A discussion paper released by regional development agency Venture Taranaki has highlighted offshore wind as an important clean energy opportunity for New Zealand and has called for further investigation of its potential
The paper, Offshore Wind – An Energy Opportunity for Taranaki, identified locations off the Taranaki coastline, especially South Taranaki, as having promising potential for generating electricity from offshore wind, based on the strength of the wind resource and water depths there.
“Taranaki’s experience in the marine energy environment also makes it a natural fit for this renewable energy source,” said the authors of the report.
The paper highlights opportunities and hurdles in making offshore wind a reality in New Zealand, including the infrastructure and processes required, consumer demand and economics, the technology involved, international developments and a broad range of social, environmental, regulatory and other considerations which would need to be assessed in more detail.
Venture Taranaki chief executive Justine Gilliland said, “If New Zealand is to realise its low emission energy goals and meet future energy needs, we will need to look beyond current efforts.
“Offshore wind generation is already in effect internationally, but hasn’t been fully explored in a New Zealand context.

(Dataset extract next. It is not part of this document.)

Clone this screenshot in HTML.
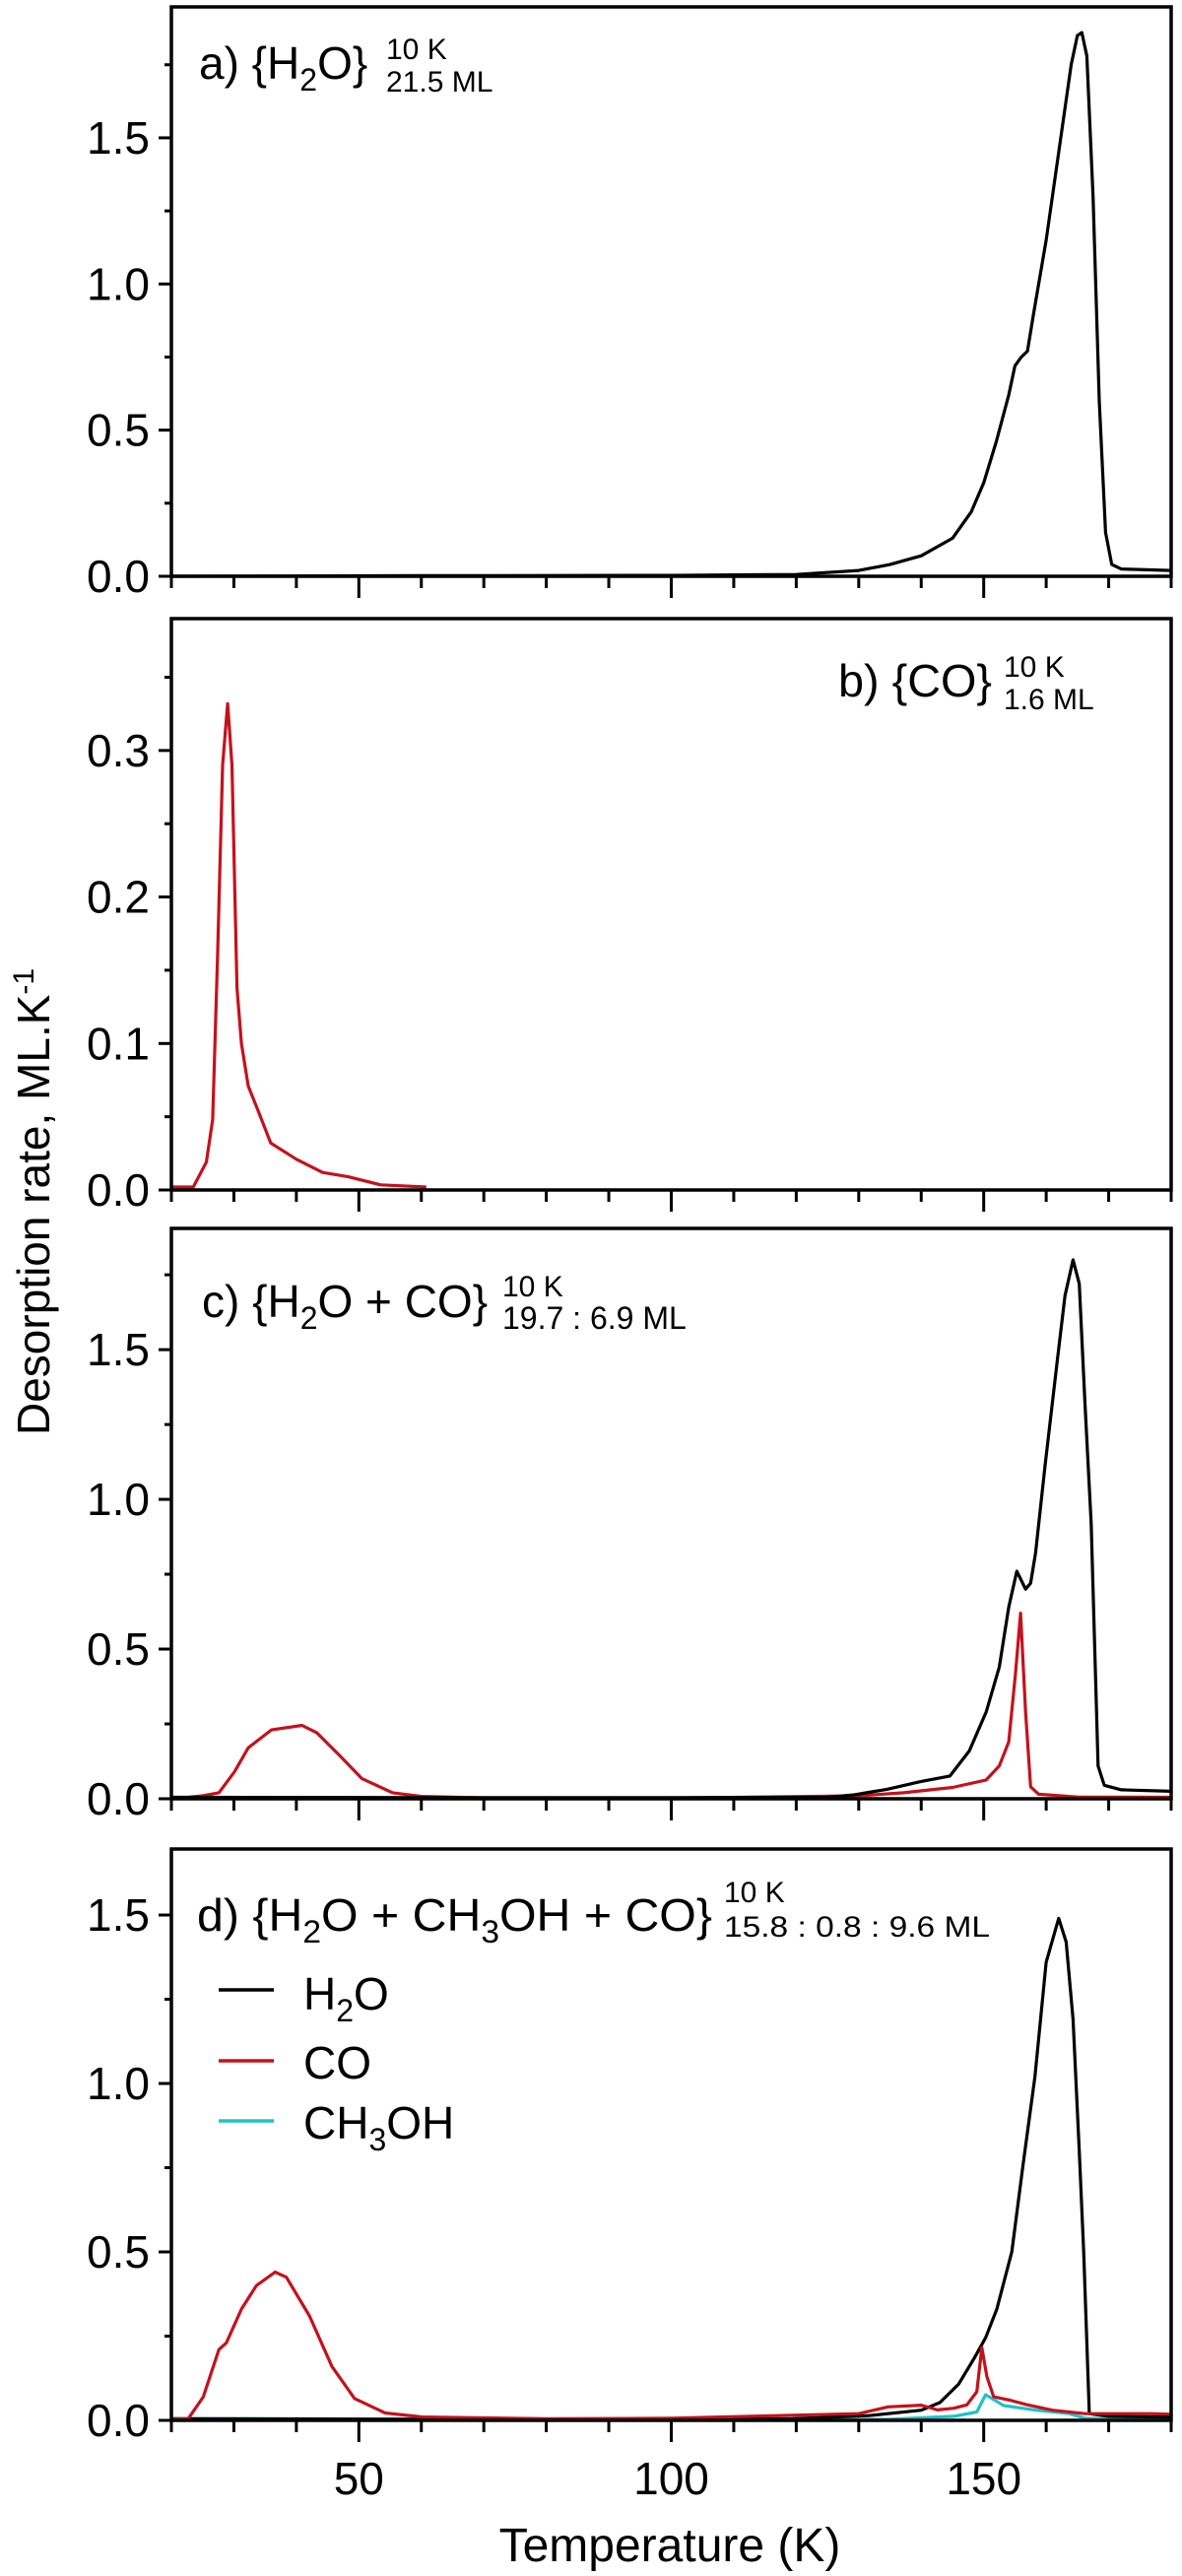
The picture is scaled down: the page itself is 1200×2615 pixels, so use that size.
<!DOCTYPE html>
<html><head><meta charset="utf-8"><style>
html,body{margin:0;padding:0;background:#fff;}
svg{display:block;font-family:"Liberation Sans",Arial,sans-serif;}
</style></head><body>
<svg id="chart" width="1200" height="2615" viewBox="0 0 1200 2615" xmlns="http://www.w3.org/2000/svg">
<g id="panels"></g>
<text transform="translate(50,1457) rotate(-90)" font-size="46" fill="#000">Desorption rate, ML.K<tspan dy="-16" font-size="30">-1</tspan></text>
<text x="680" y="2600" font-size="48" text-anchor="middle" fill="#000">Temperature (K)</text>

<text x="202" y="80" font-size="46">a) {H<tspan dy="12" font-size="32">2</tspan><tspan dy="-12">O}</tspan></text>
<text x="392" y="60" font-size="30">10 K</text>
<text x="392" y="93" font-size="30">21.5 ML</text>

<text x="851" y="707" font-size="46" textLength="156" lengthAdjust="spacingAndGlyphs">b) {CO}</text>
<text x="1019" y="687" font-size="30">10 K</text>
<text x="1019" y="720" font-size="30">1.6 ML</text>

<text x="205" y="1337" font-size="46">c) {H<tspan dy="12" font-size="32">2</tspan><tspan dy="-12">O + CO}</tspan></text>
<text x="510" y="1316" font-size="30">10 K</text>
<text x="510" y="1349" font-size="32">19.7 : 6.9 ML</text>

<text x="200" y="1960" font-size="46" textLength="523" lengthAdjust="spacingAndGlyphs">d) {H<tspan dy="12" font-size="32">2</tspan><tspan dy="-12">O + CH</tspan><tspan dy="12" font-size="32">3</tspan><tspan dy="-12">OH + CO}</tspan></text>
<text x="735" y="1931" font-size="30">10 K</text>
<text x="735" y="1966" font-size="30" textLength="270" lengthAdjust="spacingAndGlyphs">15.8 : 0.8 : 9.6  ML</text>

<g>
<line x1="222" y1="2020" x2="278" y2="2020" stroke="#000" stroke-width="3.5"/>
<text x="308" y="2040" font-size="46">H<tspan dy="12" font-size="32">2</tspan><tspan dy="-12">O</tspan></text>
<line x1="222" y1="2092" x2="278" y2="2092" stroke="#c4121c" stroke-width="3.5"/>
<text x="308" y="2110" font-size="46">CO</text>
<line x1="222" y1="2153" x2="278" y2="2153" stroke="#1ec3c9" stroke-width="3.5"/>
<text x="308" y="2171" font-size="46">CH<tspan dy="12" font-size="32">3</tspan><tspan dy="-12">OH</tspan></text>
</g>
</svg>
<script>
// ---- data (Temperature K, desorption rate ML/K) ----
const aH2O_T = [20,60,100,120,130,135,140,145,148,150,152,154,155,156,157,158,160,162,164,165,165.7,166.5,167.5,168.5,169.5,170.5,172,180];
const aH2O_V = [0,0.002,0.003,0.006,0.02,0.04,0.07,0.13,0.22,0.32,0.46,0.62,0.72,0.75,0.77,0.9,1.15,1.45,1.75,1.85,1.86,1.78,1.3,0.6,0.15,0.04,0.025,0.02];

const bCO_T = [20,23.5,25.6,26.6,27.4,28.2,29,29.7,30.5,31.2,32.3,33.8,35.9,40,44.2,48.3,53.5,60.8];
const bCO_V = [0.002,0.002,0.019,0.048,0.16,0.29,0.332,0.29,0.138,0.1,0.071,0.055,0.032,0.021,0.012,0.009,0.0035,0.002];

const cH2O_T = [20,60,100,125,129.3,134.6,139.8,144.6,147.7,150.4,152.5,154,155.3,156.7,157.5,158.3,159.8,161.7,163,164.3,165.3,166.2,167.2,168.3,169.3,172,180];
const cH2O_V = [0.005,0.004,0.004,0.005,0.013,0.032,0.057,0.076,0.16,0.29,0.44,0.64,0.76,0.70,0.72,0.82,1.11,1.45,1.68,1.80,1.72,1.32,0.92,0.11,0.045,0.03,0.025];
const cCO_T = [20,22.7,25,27.6,30.1,32.3,36,40.9,43.3,46.9,50.5,55.4,60,70,100,130,137.2,145,150.4,152.5,154,155.1,155.9,156.7,157.5,158.8,165,180];
const cCO_V = [0.003,0.005,0.01,0.02,0.09,0.17,0.23,0.245,0.22,0.145,0.067,0.02,0.008,0.003,0.002,0.01,0.02,0.038,0.063,0.11,0.19,0.42,0.62,0.29,0.04,0.015,0.006,0.005];

const dH2O_T = [20,60,100,119.4,131.6,140,143,146,148.5,150.3,152.1,154.5,156.3,158.2,160,162,163.2,164.3,165.3,166,166.9,170,180];
const dH2O_V = [0.005,0.003,0.003,0.005,0.014,0.03,0.053,0.108,0.185,0.245,0.33,0.50,0.76,1.02,1.36,1.49,1.42,1.19,0.8,0.5,0.02,0.012,0.01];
const dCO_T = [20,22.7,25.1,27.6,28.8,31.2,33.6,36.6,38.4,42.1,45.7,49.3,54.2,60.2,80,100,130,134.7,140,142.6,145.2,147.3,148.9,149.7,150.5,151.6,154.2,156.8,161,166.2,176.8,180];
const dCO_V = [0.003,0.005,0.07,0.21,0.23,0.33,0.40,0.44,0.425,0.31,0.16,0.065,0.022,0.01,0.005,0.006,0.02,0.04,0.045,0.031,0.036,0.046,0.085,0.216,0.13,0.07,0.06,0.047,0.03,0.02,0.02,0.018];
const dCH3OH_T = [20,60,100,120,134.7,145.2,148.9,150.3,153.2,158.4,163.7,166.2,170,180];
const dCH3OH_V = [0.005,0.004,0.003,0.003,0.003,0.012,0.025,0.076,0.044,0.03,0.02,0.006,0.004,0.004];

// tick values
const xMajorTicks = [50,100,150];
const xMinorTicks = [20,30,40,60,70,80,90,110,120,130,140,160,170,180];
const xTickLabels = ["50","100","150"];
const yMajorAC = [0,0.5,1.0,1.5];
const yMinorAC = [0.25,0.75,1.25,1.75];
const yLabelsAC = ["0.0","0.5","1.0","1.5"];
const yMajorB = [0,0.1,0.2,0.3];
const yMinorB = [0.05,0.15,0.25,0.35];
const yLabelsB = ["0.0","0.1","0.2","0.3"];

// ---- layout ----
const X0 = 174, X1 = 1189, TMIN = 20, TMAX = 180;
function xs(t){ return X0 + (t - TMIN) / (TMAX - TMIN) * (X1 - X0); }
const panels = [
  {id:'a', top:7,    bottom:585,  ymax:1.948, maj:yMajorAC, min:yMinorAC, lab:yLabelsAC,
   series:[{n:'h2o', T:aH2O_T, V:aH2O_V, c:'#000'}]},
  {id:'b', top:628,  bottom:1208, ymax:0.39,  maj:yMajorB,  min:yMinorB,  lab:yLabelsB,
   series:[{n:'co', T:bCO_T, V:bCO_V, c:'#c4121c'}]},
  {id:'c', top:1247, bottom:1826, ymax:1.905, maj:yMajorAC, min:yMinorAC, lab:yLabelsAC,
   series:[{n:'co', T:cCO_T, V:cCO_V, c:'#c4121c'},{n:'h2o', T:cH2O_T, V:cH2O_V, c:'#000'}]},
  {id:'d', top:1877, bottom:2457, ymax:1.696, maj:yMajorAC, min:yMinorAC, lab:yLabelsAC, xlabels:true,
   series:[{n:'ch3oh', T:dCH3OH_T, V:dCH3OH_V, c:'#1ec3c9'},{n:'h2o', T:dH2O_T, V:dH2O_V, c:'#000'},{n:'co', T:dCO_T, V:dCO_V, c:'#c4121c'}]}
];
const NS = 'http://www.w3.org/2000/svg';
const root = document.getElementById('panels');
function mk(tag, attrs, parent){
  const e = document.createElementNS(NS, tag);
  for (const k in attrs) e.setAttribute(k, attrs[k]);
  parent.appendChild(e);
  return e;
}
panels.forEach(p => {
  const ys = v => p.bottom - v / p.ymax * (p.bottom - p.top);
  const g = mk('g', {}, root);
  
  
  p.series.forEach(s => {
    let d = '';
    s.T.forEach((t, i) => { d += (i ? 'L' : 'M') + xs(t).toFixed(1) + ',' + ys(Math.min(s.V[i], p.ymax)).toFixed(1); });
    const path = mk('path', {d:d, fill:'none', stroke:s.c, 'stroke-width':3.2, 'stroke-linejoin':'round'}, g);
    
    
  });
  const frame = mk('rect', {x:X0, y:p.top, width:X1 - X0, height:p.bottom - p.top, fill:'none', stroke:'#000', 'stroke-width':3.5}, g);
  
  
  const axes = mk('g', {stroke:'#000', 'stroke-width':3}, g);
  
  
  xMajorTicks.forEach(t => mk('line', {x1:xs(t), x2:xs(t), y1:p.bottom, y2:p.bottom + 22}, axes));
  xMinorTicks.forEach(t => mk('line', {x1:xs(t), x2:xs(t), y1:p.bottom, y2:p.bottom + 12}, axes));
  p.maj.forEach(v => mk('line', {x1:X0 - 13, x2:X0, y1:ys(v), y2:ys(v)}, axes));
  p.min.forEach(v => { if (v < p.ymax) mk('line', {x1:X0 - 7, x2:X0, y1:ys(v), y2:ys(v)}, axes); });
  p.maj.forEach((v, i) => {
    const t = mk('text', {x:152, y:ys(v) + 16, 'font-size':46, 'text-anchor':'end'}, g);
    
    
    t.textContent = p.lab[i];
  });
  if (p.xlabels) {
    xMajorTicks.forEach((tv, i) => {
      const t = mk('text', {x:xs(tv), y:2532, 'font-size':46, 'text-anchor':'middle'}, g);
      
      
      t.textContent = xTickLabels[i];
    });
  }
});
</script>
</body></html>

This discussion paper offers a first step in that process and supports the Energy Pathway Action Plan for Taranaki’s 2050 Roadmap.”
The investigation by Venture Taranaki and Taranaki-based Elemental Group explored fixed and floating wind turbines as well as two indicative development scenarios – a 200-MW windfarm and an 800-MW windfarm – utilising 7-8 MW turbines.
Elemental Group director Andrew Revfeim said, “These scenarios were chosen on the basis that a 200-MW windfarm would be indicative of a minimum size that could likely be developed and connected to the New Zealand electricity grid, while an 800-MW windfarm is indicative of what could be developed in association with a large-scale industrial customer, for example a green hydrogen production plant. Offshore wind energy generation is a proven technology being rapidly developed and harnessed internationally. Costs are reducing significantly.”
The paper highlighted areas potentially suitable for bottom-fixed turbines. An 1,800 km2 area off the South Taranaki coast could accommodate up to 12 GW, while a 370-km2 area off North Taranaki could host 2.4 GW. Together these would almost effectively double New Zealand’s electricity supply.
If floating wind turbines were utilised, a further 14,000 km2 of suitable area could be developed, with the potential to deliver an additional 90 GW.
“This is a considerable resource and if fully developed could provide sufficient, sustainable energy for New Zealand to meet its projected needs for the next three decades,” said Ms Gilliland.
“It could also open opportunities for energy exports and help New Zealand and Taranaki contribute to the reduction of global emissions. It is an energy resource that has the potential to be globally significant.
“We expect there will be a range of responses to the idea of wind energy generation off our coastline, and many steps would be required before any developments occur.”
These steps range from solving the engineering issues to support vessel provision during construction and maintenance to regulatory implications, environmental considerations, the economics of investment as well as cultural and community buy-in.
“There is a real opportunity to grow offshore wind as a renewable energy resource that could provide large quantities of low-cost clean energy, while using many of the complementary skills and resources that service the existing energy sector in New Zealand,” said Ms Gilliland.
“In terms of skills, bathymetry and wind resource, Taranaki is perfectly positioned to lead New Zealand in the development of offshore wind energy generation. This paper presents the first step of many by identifying the resource and proposing its potential to make a significant and positive impact on New Zealand’s energy landscape.”